Here, then, is one of the continuing mysteries following September 11. On that awful day in 2001, the Islamist terrorists acted so despicably the moral confusion of so many Westerners should have ended. The joy the fundamentalists took in destroying the Twin Towers, with nearly 3000 innocents slaughtered, should have been a clarifying crime.

The Jihadists’ wanton destruction was so outrageous, so unjustified, so threatening that it should have ended our era of moral relativism. The Islamist attempt to establish a reign of terror should have ended the reign of error centered in our universities that consistently finds fault with the West and absolves Third Worlders of guilt.

The blood unnecessarily and tragically spilled of so many workers, both black and white, rich and poor, American and non-American, should have cleansed the polluted, self-abnegating souls of so many America bashers, in the United States and abroad. The fact that it did not raises disturbing questions about what is happening in the West culturally, ideologically, existentially.

I recall one meeting I attended of Canadian academics who spent so much time blaming the United States for what happened on 9/11, that when it was my turn to speak I said, “I must have been watching a different channel than the rest of you that Tuesday in September. I saw that America was attacked that day, not the other way around.”

John McCain’s AIPAC speech had the kind of moral clarity that we need to face the world’s challenges today.
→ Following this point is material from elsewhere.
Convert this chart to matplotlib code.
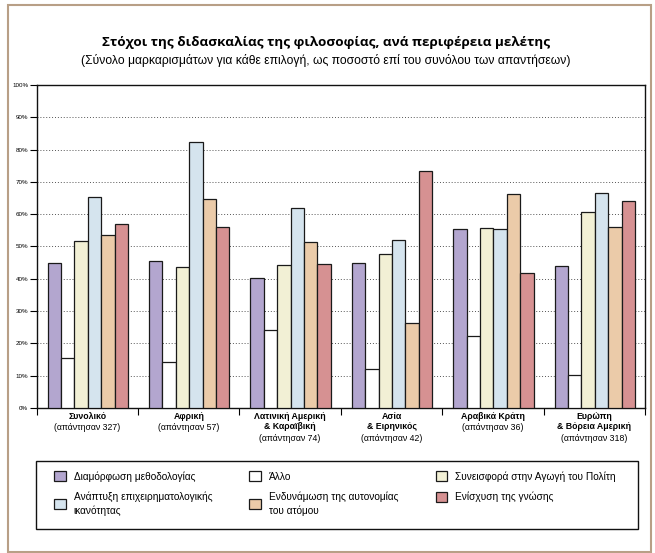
import numpy as np
import matplotlib.pyplot as plt
from matplotlib.patches import Rectangle

# Data (percent of respondents ticking each option)
regions = ["Συνολικό", "Αφρική", "Λατινική Αμερική\n& Καραϊβική", "Ασία\n& Ειρηνικός",
           "Αραβικά Κράτη", "Ευρώπη\n& Βόρεια Αμερική"]
respondents = [327, 57, 74, 42, 36, 318]

series_names = ["Διαμόρφωση μεθοδολογίας", "Άλλο", "Συνεισφορά στην Αγωγή του Πολίτη",
                "Ανάπτυξη επιχειρηματολογικής\nικανότητας", "Ενδυνάμωση της αυτονομίας\nτου ατόμου",
                "Ενίσχυση της γνώσης"]
methodology = [44.8, 45.4, 40.4, 45.0, 55.5, 44.0]
other = [15.4, 14.1, 24.1, 12.0, 22.2, 10.1]
citizenship = [51.7, 43.8, 44.3, 47.6, 55.6, 60.7]
argumentation = [65.3, 82.2, 62.0, 51.9, 55.3, 66.7]
autonomy = [53.5, 64.8, 51.3, 26.2, 66.3, 55.9]
knowledge = [57.0, 56.0, 44.6, 73.5, 41.7, 64.2]
series = [methodology, other, citizenship, argumentation, autonomy, knowledge]
colors = ["#b3a6cf", "#ffffff", "#f2f0d5", "#d5e4ee", "#ebcba9", "#d69192"]

FONT = ["Liberation Sans Narrow", "Liberation Sans", "DejaVu Sans"]
plt.rcParams["font.family"] = FONT

W, H = 655, 553
fig = plt.figure(figsize=(W / 100, H / 100), dpi=100)
ax = fig.add_axes([0.056, 0.2622, 0.9287, 0.5841])

x = np.arange(len(regions))
bw = 0.132
for j, (vals, col) in enumerate(zip(series, colors)):
    ax.bar(x + (j - 2.5) * bw + 0.005, vals, width=bw, color=col, edgecolor="#1a1a1a",
           linewidth=0.9, zorder=3, label=series_names[j])

ax.set_xlim(-0.5, len(regions) - 0.5)
ax.set_ylim(0, 100)
ax.set_yticks(np.arange(0, 101, 10))
ax.set_yticklabels([f"{v}%" for v in range(0, 101, 10)], fontsize=4.5)
ax.tick_params(axis="y", length=5, width=0.8, pad=1)
for v in range(10, 100, 10):
    ax.axhline(v, color="#555555", linestyle=(0, (1, 2)), linewidth=0.7, zorder=1)

ax.set_xticks(x)
ax.set_xticklabels(regions, fontsize=6.3, fontweight="bold", linespacing=1.05)
ax.tick_params(axis="x", which="major", length=0, pad=3)
ax.set_xticks(np.arange(-0.5, len(regions), 1), minor=True)
ax.tick_params(axis="x", which="minor", length=5, width=0.8, direction="out")

for i, (name, n) in enumerate(zip(regions, respondents)):
    lines = name.count("\n") + 1
    ax.annotate(f"(απάντησαν {n})", xy=(i, 0), xycoords=("data", "axes fraction"),
                xytext=(0, -4 - 11 * lines), textcoords="offset pixels",
                ha="center", va="top", fontsize=6.3)

for s in ax.spines.values():
    s.set_linewidth(1.0)
    s.set_color("#111111")

fig.text(0.498, 0.924, "Στόχοι της διδασκαλίας της φιλοσοφίας, ανά περιφέρεια μελέτης",
         ha="center", va="center", fontsize=9.7, fontweight="bold", family=["Open Sans", "DejaVu Sans"])
fig.text(0.498, 0.891, "(Σύνολο μαρκαρισμάτων για κάθε επιλογή, ως ποσοστό επί του συνόλου των απαντήσεων)",
         ha="center", va="center", fontsize=8.7)

# legend box
fig.patches.append(Rectangle((36 / W, 1 - 529 / H), 602 / W, 68 / H, transform=fig.transFigure,
                             fill=False, edgecolor="#111111", linewidth=1.0))
handles, labels = ax.get_legend_handles_labels()
order = [0, 3, 1, 4, 2, 5]
leg = fig.legend([handles[k] for k in order], [labels[k] for k in order], ncol=3,
                 loc="upper left", bbox_to_anchor=(54 / W, 1 - 520 / H, 562 / W, 49 / H),
                 mode="expand", fontsize=7.3, frameon=False, borderpad=0,
                 handlelength=1.15, handleheight=1.15, handletextpad=0.8, labelspacing=1.0,
                 borderaxespad=0, columnspacing=1.0)
for t in leg.get_texts():
    t.set_linespacing(1.35)

fig.patches.append(Rectangle((7.7 / W, 1 - 551.7 / H), (651 - 7.7) / W, (551.7 - 5) / H,
                             transform=fig.transFigure, fill=False, edgecolor="#b89f86", linewidth=1.5))

fig.savefig("out.png", dpi=100)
And, like his mentor, McCain could not forget the human dimension, in this case, mentioning Gilad Shalit, Eldad Regev, and Ehud Goldwasser, the three Israeli hostages who were kidnapped so cruelly nearly two years ago.

Israelis – and their friends throughout the world – should appreciate the fact that both of America’s leading presidential candidates spoke so powerfully and so personally at the AIPAC conference. And let us be clear. This bipartisanship does not reflect AIPAC’s power as much as it reflects the greater power and logic of the enduring American-Israeli friendship.